Thoreau asserts that governments easily perverted by those who are in charge of them, but he concedes government is the only means of carrying out the will of the population.  In doing so, he leaves little hope for the future for those who do not share his faith in integrity of free people.  He states, “The government itself, which is the only mode which the people have chosen to execute their will, is equally liable…to be abused and perverted before the people can act through it.”  According to Thoreau, perversion of representation stems from the inherent injustice of a system based on majority rule.  Majority rule is driven by special interests, even to the immoral point of waging war to feed the need of farmers and merchants.  He ignores the fact he rebuts himself in offering no alternative.

The American author by no means supposes he will rally the masses to a take-over of the government or to engage in any kind of violent revolution.  To the contrary, his belief is that the population is not responsible for a wide swath of social issues, only those which are most extreme.  Regarding his duty, he dryly proposes:  “It is not a man’s duty, as a matter of course, to devote himself to the eradication of any, even the most enormous, wrong; he may still properly have other concerns to engage him; but it is his duty, at least, to wash his hands of it and, if he gives it no thought longer, not to give it practically his support.”  It is difficult to believe Thoreau could have completely digested his own rant.  The sort of picnic revolt he advocates is the very kind of trouble making that casually sends other men to their deaths.  He speaks as one with authority, but it is the kind of feigned command voice as is common among experienced and emotional conversationalists.  He stops short of affirming his willingness to suffer for his beliefs.  Instead, he keeps intellectual distance:  “There will never be a really free and enlightened State until the State comes to recognize the individual as a higher and independent power, from which all its own power and authority are derived, and treats him accordingly.”  The reader may agree or disagree, but only because he or she already has a strong opinion.  One may wonder what books comrade Thoreau has been reading.

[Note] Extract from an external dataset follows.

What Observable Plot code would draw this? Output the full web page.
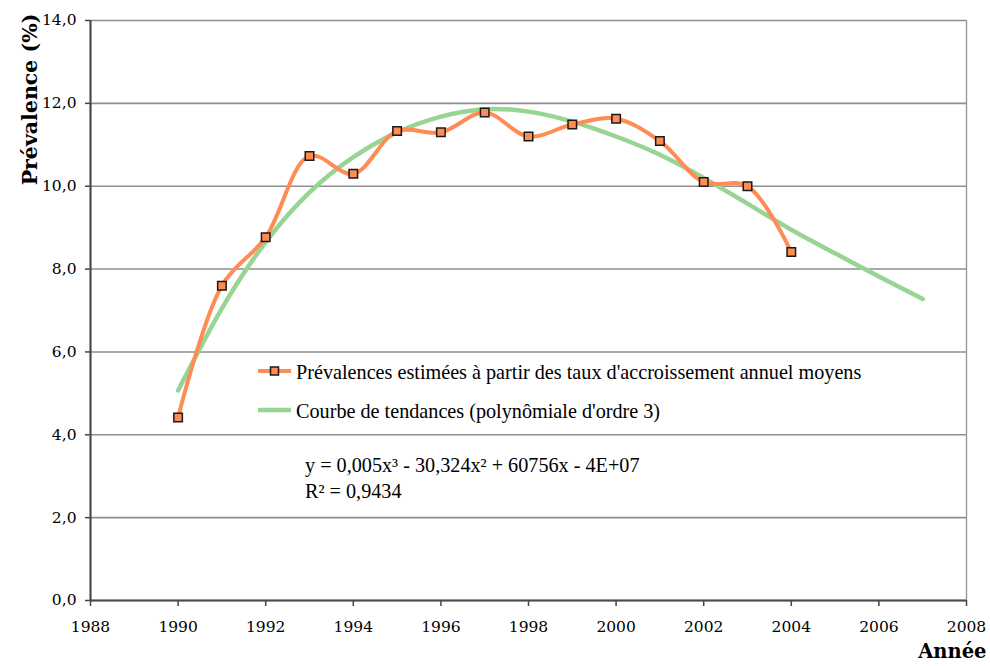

The trans-historical debate comes to an end and a decision is made:  Henry David Thoreau will pick up the tab.  Fortunately, he came prepared, as Plato has worked up a healthy thirst as well as an appetite.  He will go deluxe on the curry bagel sandwich, with a savvy choice of Egyptian beer.  It raises a few eyebrows, but Plato says nothing further.  It is an amicable lunch, since everyone at least sympathizes to some theoretical extent with Thoreau.  Unfortunately, his logical self-destruction and inability to offer a realistic solution with his diatribe could not win the debate.  As the lunch was in hyper-time, the war with Mexico that Thoreau was protesting by refusing to pay his taxes was judged dispassionately.  Everyone agreed to the lesser point that the war may not have significantly altered the course of history, but like all wars, it certainly mattered to the individuals who watched it through their kitchen window.  As for Thoreau’s view of “suffering” via jail time for tax evasion, a note comes from the waiter to inform him there is a significant group of Nineteenth Century Frenchmen, Native Americans, Twentieth Century European Jews, and not a few former slaves lined up outside to offer advice about his anemic strategy and likely failure to change the course of an increasingly aggressive and militaristic government.  Someone says, “Pass the hemlock,” but no one laughs.